> Requirements:
Single out each line with the word "draw" and copy it.

> Data shown:
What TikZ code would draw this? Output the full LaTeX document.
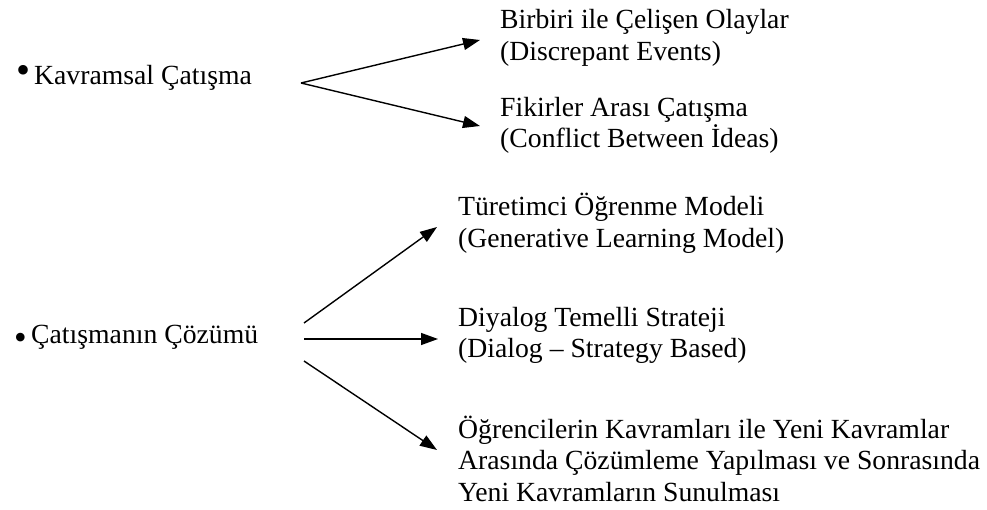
\documentclass[tikz,border=0pt]{standalone}
\usepackage{fontspec}
\setmainfont{Liberation Serif}
\usetikzlibrary{arrows.meta}

\tikzset{
  txt/.style={anchor=base west,inner sep=0pt,align=left,
    font=\fontsize{27.7}{31.5}\selectfont},
  dot/.style={anchor=base west,inner sep=0pt,font=\fontsize{#1}{#1}\selectfont},
  fork/.style={-{Triangle[length=17pt,width=12pt]},line width=1.4pt}
}

\begin{document}
\begin{tikzpicture}[x=1pt,y=-1pt]
\useasboundingbox (0,0) rectangle (987,510);
% first bullet
\node[dot=40] (bulA) at (16,84) {\textbullet};
\node[txt] (kavram) at (34,85) {Kavramsal Çatışma};
\node[txt] (discrep) at (500,60.5) {Birbiri ile Çelişen Olaylar\\(Discrepant Events)};
\node[txt] (conflict) at (500,148) {Fikirler Arası Çatışma\\(Conflict Between İdeas)};
\coordinate (forkA) at (301,83);
\coordinate (tipA1) at (480,40);
\coordinate (tipA2) at (480,126);
\draw[fork] (forkA) -- (tipA1);
\draw[fork] (forkA) -- (tipA2);
% second bullet
\node[dot=36] (bulB) at (14,349) {\textbullet};
\node[txt] (cozum) at (31,343) {Çatışmanın Çözümü};
\node[txt] (generat) at (458,247.5) {Türetimci Öğrenme Modeli\\(Generative Learning Model)};
\node[txt] (dialog) at (458,357.5) {Diyalog Temelli Strateji\\(Dialog – Strategy Based)};
\node[txt] (kavramlar) at (458,501.3) {Öğrencilerin Kavramları ile Yeni Kavramlar\\Arasında Çözümleme Yapılması ve Sonrasında\\Yeni Kavramların Sunulması};
\coordinate (startB1) at (304,323);
\coordinate (startB2) at (304,339);
\coordinate (startB3) at (304,361);
\coordinate (tipB1) at (437,227);
\coordinate (tipB2) at (438,339);
\coordinate (tipB3) at (437,450);
\draw[fork] (startB1) -- (tipB1);
\draw[fork] (startB2) -- (tipB2);
\draw[fork] (startB3) -- (tipB3);
\end{tikzpicture}
\end{document}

> Final answer:
What TikZ code would draw this? Output the full LaTeX document.
\draw[fork] (forkA) -- (tipA1);
\draw[fork] (forkA) -- (tipA2);
\draw[fork] (startB1) -- (tipB1);
\draw[fork] (startB2) -- (tipB2);
\draw[fork] (startB3) -- (tipB3);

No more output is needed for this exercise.